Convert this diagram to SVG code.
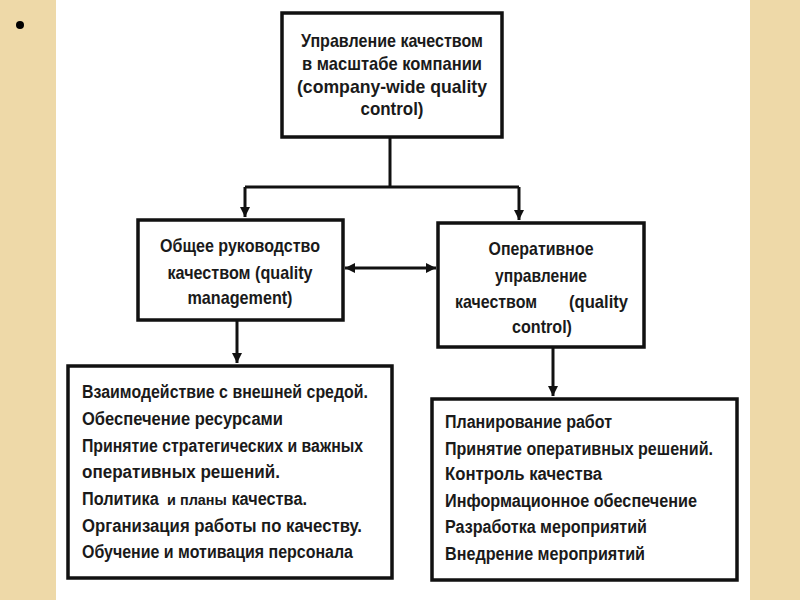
<svg xmlns="http://www.w3.org/2000/svg" width="800" height="600" viewBox="0 0 800 600">
<defs>
<marker id="ah" viewBox="0 0 10 10" refX="10" refY="5" markerWidth="10" markerHeight="10" markerUnits="userSpaceOnUse" orient="auto-start-reverse">
<path d="M0,0 L10,5 L0,10 z" fill="#111"/>
</marker>
<style>
.box{fill:#fff;stroke:#111;stroke-width:3.5}
.t{font-family:"Liberation Sans",Arial,sans-serif;font-weight:bold;font-size:18.5px;fill:#1a1a1a}
.c{text-anchor:middle}
.l{font-size:17.5px}
.con{fill:none;stroke:#111;stroke-width:3}
</style>
</defs>
<rect x="0" y="0" width="800" height="600" fill="#fff"/>
<rect x="0" y="0" width="56" height="600" fill="#eed9a8"/>
<rect x="750" y="0" width="50" height="600" fill="#eed9a8"/>
<circle cx="20" cy="25" r="4" fill="#000"/>

<g id="connectors">
<path class="con" d="M390,138 V187"/>
<path class="con" d="M245,187 H519"/>
<path class="con" d="M245,187 V217" marker-end="url(#ah)"/>
<path class="con" d="M519,187 V220" marker-end="url(#ah)"/>
<path class="con" d="M345,268 H436" marker-start="url(#ah)" marker-end="url(#ah)"/>
<path class="con" d="M237,321 V363" marker-end="url(#ah)"/>
<path class="con" d="M553,348 V396" marker-end="url(#ah)"/>
</g>

<g id="top">
<rect class="box" x="282" y="13" width="220" height="124"/>
<text class="t c" x="392" y="47" textLength="182" lengthAdjust="spacingAndGlyphs">Управление качеством</text>
<text class="t c" x="392" y="70" textLength="180" lengthAdjust="spacingAndGlyphs">в масштабе компании</text>
<text class="t c" x="392" y="93" textLength="190" lengthAdjust="spacingAndGlyphs">(company-wide quality</text>
<text class="t c" x="392" y="115" textLength="63" lengthAdjust="spacingAndGlyphs">control)</text>
</g>

<g id="general">
<rect class="box" x="138" y="220" width="205" height="100"/>
<text class="t c" x="240" y="252" textLength="160" lengthAdjust="spacingAndGlyphs">Общее руководство</text>
<text class="t c" x="240" y="279" textLength="145" lengthAdjust="spacingAndGlyphs">качеством (quality</text>
<text class="t c" x="240" y="304" textLength="105" lengthAdjust="spacingAndGlyphs">management)</text>
</g>

<g id="operative">
<rect class="box" x="438" y="223" width="206" height="124"/>
<text class="t c" x="541" y="255" textLength="105" lengthAdjust="spacingAndGlyphs">Оперативное</text>
<text class="t c" x="541" y="282" textLength="92" lengthAdjust="spacingAndGlyphs">управление</text>
<text class="t" x="455" y="308" textLength="82" lengthAdjust="spacingAndGlyphs">качеством</text>
<text class="t" x="569" y="308" textLength="59" lengthAdjust="spacingAndGlyphs">(quality</text>
<text class="t c" x="542" y="333" textLength="60" lengthAdjust="spacingAndGlyphs">control)</text>
</g>

<g id="general-list">
<rect class="box" x="68" y="366" width="324" height="212"/>
<text class="t l" x="82" y="398" textLength="286" lengthAdjust="spacingAndGlyphs">Взаимодействие с внешней средой.</text>
<text class="t l" x="82" y="425" textLength="201" lengthAdjust="spacingAndGlyphs">Обеспечение ресурсами</text>
<text class="t l" x="82" y="452" textLength="281" lengthAdjust="spacingAndGlyphs">Принятие стратегических и важных</text>
<text class="t l" x="82" y="478" textLength="198" lengthAdjust="spacingAndGlyphs">оперативных решений.</text>
<text class="t l" x="82" y="505" textLength="225" lengthAdjust="spacingAndGlyphs">Политика <tspan dx="4" font-size="15.5">и планы</tspan> качества.</text>
<text class="t l" x="82" y="532" textLength="280" lengthAdjust="spacingAndGlyphs">Организация работы по качеству.</text>
<text class="t l" x="82" y="558" textLength="271" lengthAdjust="spacingAndGlyphs">Обучение и мотивация персонала</text>
</g>

<g id="operative-list">
<rect class="box" x="432" y="399" width="305" height="181"/>
<text class="t l" x="445" y="428" textLength="167" lengthAdjust="spacingAndGlyphs">Планирование работ</text>
<text class="t l" x="445" y="455" textLength="268" lengthAdjust="spacingAndGlyphs">Принятие оперативных решений.</text>
<text class="t l" x="445" y="480" textLength="157" lengthAdjust="spacingAndGlyphs">Контроль качества</text>
<text class="t l" x="445" y="507" textLength="252" lengthAdjust="spacingAndGlyphs">Информационное обеспечение</text>
<text class="t l" x="445" y="533" textLength="202" lengthAdjust="spacingAndGlyphs">Разработка мероприятий</text>
<text class="t l" x="445" y="560" textLength="200" lengthAdjust="spacingAndGlyphs">Внедрение мероприятий</text>
</g>
</svg>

▬▬▬▬▬▬▬▬▬▬

TASK INSTRUCTIONS
Take the data above and repeat it exactly, leaving each picture out.

COMPLETE OUTPUT
Convert this diagram to SVG code.
<svg xmlns="http://www.w3.org/2000/svg" width="800" height="600" viewBox="0 0 800 600">
<defs>
<marker id="ah" viewBox="0 0 10 10" refX="10" refY="5" markerWidth="10" markerHeight="10" markerUnits="userSpaceOnUse" orient="auto-start-reverse">
<path d="M0,0 L10,5 L0,10 z" fill="#111"/>
</marker>
<style>
.box{fill:#fff;stroke:#111;stroke-width:3.5}
.t{font-family:"Liberation Sans",Arial,sans-serif;font-weight:bold;font-size:18.5px;fill:#1a1a1a}
.c{text-anchor:middle}
.l{font-size:17.5px}
.con{fill:none;stroke:#111;stroke-width:3}
</style>
</defs>
<rect x="0" y="0" width="800" height="600" fill="#fff"/>
<rect x="0" y="0" width="56" height="600" fill="#eed9a8"/>
<rect x="750" y="0" width="50" height="600" fill="#eed9a8"/>
<circle cx="20" cy="25" r="4" fill="#000"/>

<g id="connectors">
<path class="con" d="M390,138 V187"/>
<path class="con" d="M245,187 H519"/>
<path class="con" d="M245,187 V217" marker-end="url(#ah)"/>
<path class="con" d="M519,187 V220" marker-end="url(#ah)"/>
<path class="con" d="M345,268 H436" marker-start="url(#ah)" marker-end="url(#ah)"/>
<path class="con" d="M237,321 V363" marker-end="url(#ah)"/>
<path class="con" d="M553,348 V396" marker-end="url(#ah)"/>
</g>

<g id="top">
<rect class="box" x="282" y="13" width="220" height="124"/>
<text class="t c" x="392" y="47" textLength="182" lengthAdjust="spacingAndGlyphs">Управление качеством</text>
<text class="t c" x="392" y="70" textLength="180" lengthAdjust="spacingAndGlyphs">в масштабе компании</text>
<text class="t c" x="392" y="93" textLength="190" lengthAdjust="spacingAndGlyphs">(company-wide quality</text>
<text class="t c" x="392" y="115" textLength="63" lengthAdjust="spacingAndGlyphs">control)</text>
</g>

<g id="general">
<rect class="box" x="138" y="220" width="205" height="100"/>
<text class="t c" x="240" y="252" textLength="160" lengthAdjust="spacingAndGlyphs">Общее руководство</text>
<text class="t c" x="240" y="279" textLength="145" lengthAdjust="spacingAndGlyphs">качеством (quality</text>
<text class="t c" x="240" y="304" textLength="105" lengthAdjust="spacingAndGlyphs">management)</text>
</g>

<g id="operative">
<rect class="box" x="438" y="223" width="206" height="124"/>
<text class="t c" x="541" y="255" textLength="105" lengthAdjust="spacingAndGlyphs">Оперативное</text>
<text class="t c" x="541" y="282" textLength="92" lengthAdjust="spacingAndGlyphs">управление</text>
<text class="t" x="455" y="308" textLength="82" lengthAdjust="spacingAndGlyphs">качеством</text>
<text class="t" x="569" y="308" textLength="59" lengthAdjust="spacingAndGlyphs">(quality</text>
<text class="t c" x="542" y="333" textLength="60" lengthAdjust="spacingAndGlyphs">control)</text>
</g>

<g id="general-list">
<rect class="box" x="68" y="366" width="324" height="212"/>
<text class="t l" x="82" y="398" textLength="286" lengthAdjust="spacingAndGlyphs">Взаимодействие с внешней средой.</text>
<text class="t l" x="82" y="425" textLength="201" lengthAdjust="spacingAndGlyphs">Обеспечение ресурсами</text>
<text class="t l" x="82" y="452" textLength="281" lengthAdjust="spacingAndGlyphs">Принятие стратегических и важных</text>
<text class="t l" x="82" y="478" textLength="198" lengthAdjust="spacingAndGlyphs">оперативных решений.</text>
<text class="t l" x="82" y="505" textLength="225" lengthAdjust="spacingAndGlyphs">Политика <tspan dx="4" font-size="15.5">и планы</tspan> качества.</text>
<text class="t l" x="82" y="532" textLength="280" lengthAdjust="spacingAndGlyphs">Организация работы по качеству.</text>
<text class="t l" x="82" y="558" textLength="271" lengthAdjust="spacingAndGlyphs">Обучение и мотивация персонала</text>
</g>

<g id="operative-list">
<rect class="box" x="432" y="399" width="305" height="181"/>
<text class="t l" x="445" y="428" textLength="167" lengthAdjust="spacingAndGlyphs">Планирование работ</text>
<text class="t l" x="445" y="455" textLength="268" lengthAdjust="spacingAndGlyphs">Принятие оперативных решений.</text>
<text class="t l" x="445" y="480" textLength="157" lengthAdjust="spacingAndGlyphs">Контроль качества</text>
<text class="t l" x="445" y="507" textLength="252" lengthAdjust="spacingAndGlyphs">Информационное обеспечение</text>
<text class="t l" x="445" y="533" textLength="202" lengthAdjust="spacingAndGlyphs">Разработка мероприятий</text>
<text class="t l" x="445" y="560" textLength="200" lengthAdjust="spacingAndGlyphs">Внедрение мероприятий</text>
</g>
</svg>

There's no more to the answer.